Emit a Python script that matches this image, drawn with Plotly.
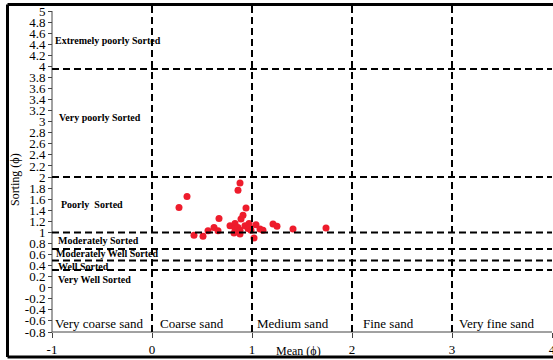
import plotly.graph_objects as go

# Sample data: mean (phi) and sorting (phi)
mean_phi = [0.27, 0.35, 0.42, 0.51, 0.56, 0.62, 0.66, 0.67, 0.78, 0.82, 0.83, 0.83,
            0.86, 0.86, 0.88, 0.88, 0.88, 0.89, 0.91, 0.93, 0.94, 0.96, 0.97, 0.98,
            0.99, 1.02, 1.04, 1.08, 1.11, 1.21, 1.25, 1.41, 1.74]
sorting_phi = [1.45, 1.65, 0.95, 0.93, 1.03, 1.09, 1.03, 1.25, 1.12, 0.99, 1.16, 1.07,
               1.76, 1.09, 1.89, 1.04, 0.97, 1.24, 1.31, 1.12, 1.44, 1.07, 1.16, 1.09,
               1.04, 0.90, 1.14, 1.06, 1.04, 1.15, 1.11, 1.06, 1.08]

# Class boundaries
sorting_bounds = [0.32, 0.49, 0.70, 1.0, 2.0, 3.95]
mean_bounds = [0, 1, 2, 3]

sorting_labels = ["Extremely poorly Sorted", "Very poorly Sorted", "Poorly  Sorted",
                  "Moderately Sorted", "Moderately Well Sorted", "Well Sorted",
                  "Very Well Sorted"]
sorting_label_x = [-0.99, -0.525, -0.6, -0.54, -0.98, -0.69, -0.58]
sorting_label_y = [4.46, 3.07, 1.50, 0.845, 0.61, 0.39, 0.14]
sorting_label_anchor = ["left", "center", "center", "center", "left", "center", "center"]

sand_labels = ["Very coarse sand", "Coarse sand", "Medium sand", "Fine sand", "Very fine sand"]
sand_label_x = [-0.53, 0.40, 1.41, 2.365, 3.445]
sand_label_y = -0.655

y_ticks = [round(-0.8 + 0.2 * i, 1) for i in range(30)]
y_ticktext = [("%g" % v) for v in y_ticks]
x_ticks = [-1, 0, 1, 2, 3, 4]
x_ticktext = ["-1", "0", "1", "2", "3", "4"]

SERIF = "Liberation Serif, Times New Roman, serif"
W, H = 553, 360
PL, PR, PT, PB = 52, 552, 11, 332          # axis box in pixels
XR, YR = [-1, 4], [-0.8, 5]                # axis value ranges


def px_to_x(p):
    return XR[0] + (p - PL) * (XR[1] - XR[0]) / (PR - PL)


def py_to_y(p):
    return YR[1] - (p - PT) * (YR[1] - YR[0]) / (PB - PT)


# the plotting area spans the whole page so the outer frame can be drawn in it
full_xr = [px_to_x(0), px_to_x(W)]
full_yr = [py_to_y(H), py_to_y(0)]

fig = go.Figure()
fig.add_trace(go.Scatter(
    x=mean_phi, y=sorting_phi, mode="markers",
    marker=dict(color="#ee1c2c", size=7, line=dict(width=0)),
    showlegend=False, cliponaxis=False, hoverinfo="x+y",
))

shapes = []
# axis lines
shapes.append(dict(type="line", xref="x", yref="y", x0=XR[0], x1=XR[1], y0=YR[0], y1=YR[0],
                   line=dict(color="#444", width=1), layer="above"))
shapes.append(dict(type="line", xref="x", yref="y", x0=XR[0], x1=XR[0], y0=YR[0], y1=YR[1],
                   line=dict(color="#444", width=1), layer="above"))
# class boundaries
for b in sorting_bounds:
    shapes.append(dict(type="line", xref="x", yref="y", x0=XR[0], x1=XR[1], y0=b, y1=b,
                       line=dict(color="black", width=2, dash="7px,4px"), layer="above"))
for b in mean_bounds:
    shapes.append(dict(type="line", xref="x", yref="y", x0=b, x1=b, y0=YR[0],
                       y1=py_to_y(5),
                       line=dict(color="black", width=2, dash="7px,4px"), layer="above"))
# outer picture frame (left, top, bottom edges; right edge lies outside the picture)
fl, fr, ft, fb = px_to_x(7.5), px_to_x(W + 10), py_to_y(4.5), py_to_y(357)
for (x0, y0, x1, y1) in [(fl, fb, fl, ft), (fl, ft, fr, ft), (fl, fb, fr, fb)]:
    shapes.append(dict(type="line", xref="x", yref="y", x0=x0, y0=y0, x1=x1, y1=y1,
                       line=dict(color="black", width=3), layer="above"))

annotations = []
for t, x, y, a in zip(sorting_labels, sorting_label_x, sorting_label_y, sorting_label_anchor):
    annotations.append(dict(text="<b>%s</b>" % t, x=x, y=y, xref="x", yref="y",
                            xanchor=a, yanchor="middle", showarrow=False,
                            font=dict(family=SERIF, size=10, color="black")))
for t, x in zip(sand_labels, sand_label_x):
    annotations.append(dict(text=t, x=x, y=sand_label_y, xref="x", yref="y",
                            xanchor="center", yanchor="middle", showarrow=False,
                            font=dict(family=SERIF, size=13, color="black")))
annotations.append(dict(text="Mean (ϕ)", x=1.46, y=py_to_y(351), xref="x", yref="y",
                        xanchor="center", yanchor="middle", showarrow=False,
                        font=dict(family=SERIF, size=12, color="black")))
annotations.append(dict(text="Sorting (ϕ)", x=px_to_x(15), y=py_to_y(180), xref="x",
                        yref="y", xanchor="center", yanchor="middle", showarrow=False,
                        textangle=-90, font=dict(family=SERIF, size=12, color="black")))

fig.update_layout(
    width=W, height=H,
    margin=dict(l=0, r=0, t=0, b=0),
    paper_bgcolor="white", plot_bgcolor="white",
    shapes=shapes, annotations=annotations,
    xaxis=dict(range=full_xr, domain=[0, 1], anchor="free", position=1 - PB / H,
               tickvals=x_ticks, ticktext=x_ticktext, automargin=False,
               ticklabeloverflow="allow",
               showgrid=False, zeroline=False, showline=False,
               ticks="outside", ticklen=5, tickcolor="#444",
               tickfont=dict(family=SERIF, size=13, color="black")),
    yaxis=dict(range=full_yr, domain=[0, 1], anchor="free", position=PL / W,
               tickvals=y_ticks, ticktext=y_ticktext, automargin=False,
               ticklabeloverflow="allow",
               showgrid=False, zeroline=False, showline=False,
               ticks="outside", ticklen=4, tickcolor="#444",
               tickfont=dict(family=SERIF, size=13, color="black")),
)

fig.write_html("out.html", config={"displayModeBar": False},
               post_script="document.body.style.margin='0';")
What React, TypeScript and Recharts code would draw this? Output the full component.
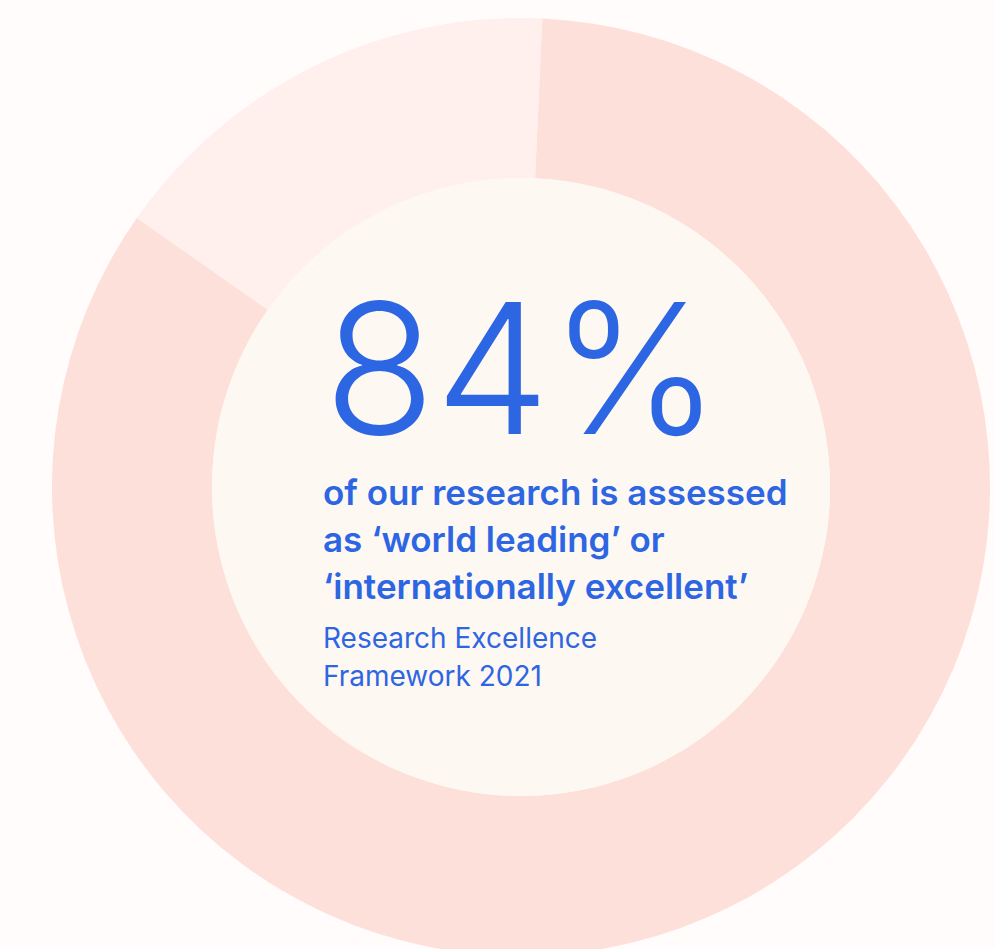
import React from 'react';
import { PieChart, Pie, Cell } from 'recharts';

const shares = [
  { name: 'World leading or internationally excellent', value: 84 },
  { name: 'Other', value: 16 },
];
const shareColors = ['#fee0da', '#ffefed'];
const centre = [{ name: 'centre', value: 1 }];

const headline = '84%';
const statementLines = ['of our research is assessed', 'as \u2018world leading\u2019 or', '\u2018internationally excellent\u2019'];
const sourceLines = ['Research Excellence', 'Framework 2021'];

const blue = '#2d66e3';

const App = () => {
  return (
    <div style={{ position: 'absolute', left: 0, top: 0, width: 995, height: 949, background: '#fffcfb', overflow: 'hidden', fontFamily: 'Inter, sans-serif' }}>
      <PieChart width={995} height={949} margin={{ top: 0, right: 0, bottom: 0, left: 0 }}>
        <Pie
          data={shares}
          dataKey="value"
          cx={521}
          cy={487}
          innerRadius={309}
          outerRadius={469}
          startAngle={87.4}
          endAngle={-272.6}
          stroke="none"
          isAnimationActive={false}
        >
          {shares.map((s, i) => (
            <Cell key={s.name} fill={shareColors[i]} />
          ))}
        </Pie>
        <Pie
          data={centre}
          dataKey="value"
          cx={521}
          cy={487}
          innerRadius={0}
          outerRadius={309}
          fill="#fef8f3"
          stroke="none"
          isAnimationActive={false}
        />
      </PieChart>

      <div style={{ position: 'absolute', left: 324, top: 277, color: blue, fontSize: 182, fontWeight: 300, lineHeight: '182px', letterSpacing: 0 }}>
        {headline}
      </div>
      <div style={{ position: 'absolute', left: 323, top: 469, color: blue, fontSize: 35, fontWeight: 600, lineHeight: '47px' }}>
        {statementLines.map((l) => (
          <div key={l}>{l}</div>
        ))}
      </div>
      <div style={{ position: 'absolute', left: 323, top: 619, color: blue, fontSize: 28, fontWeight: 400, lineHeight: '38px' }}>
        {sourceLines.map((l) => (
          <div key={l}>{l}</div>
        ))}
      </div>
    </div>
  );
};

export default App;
-.-.-
▶ _EXERCISE PROMPT_: Your task is to retype exactly the lines from the one containing "What React, TypeScript" through the one containing "const blue = '#2d66e3';", leaving every picture out.

▶ _WRITTEN ANSWER_:
What React, TypeScript and Recharts code would draw this? Output the full component.
import React from 'react';
import { PieChart, Pie, Cell } from 'recharts';

const shares = [
  { name: 'World leading or internationally excellent', value: 84 },
  { name: 'Other', value: 16 },
];
const shareColors = ['#fee0da', '#ffefed'];
const centre = [{ name: 'centre', value: 1 }];

const headline = '84%';
const statementLines = ['of our research is assessed', 'as \u2018world leading\u2019 or', '\u2018internationally excellent\u2019'];
const sourceLines = ['Research Excellence', 'Framework 2021'];

const blue = '#2d66e3';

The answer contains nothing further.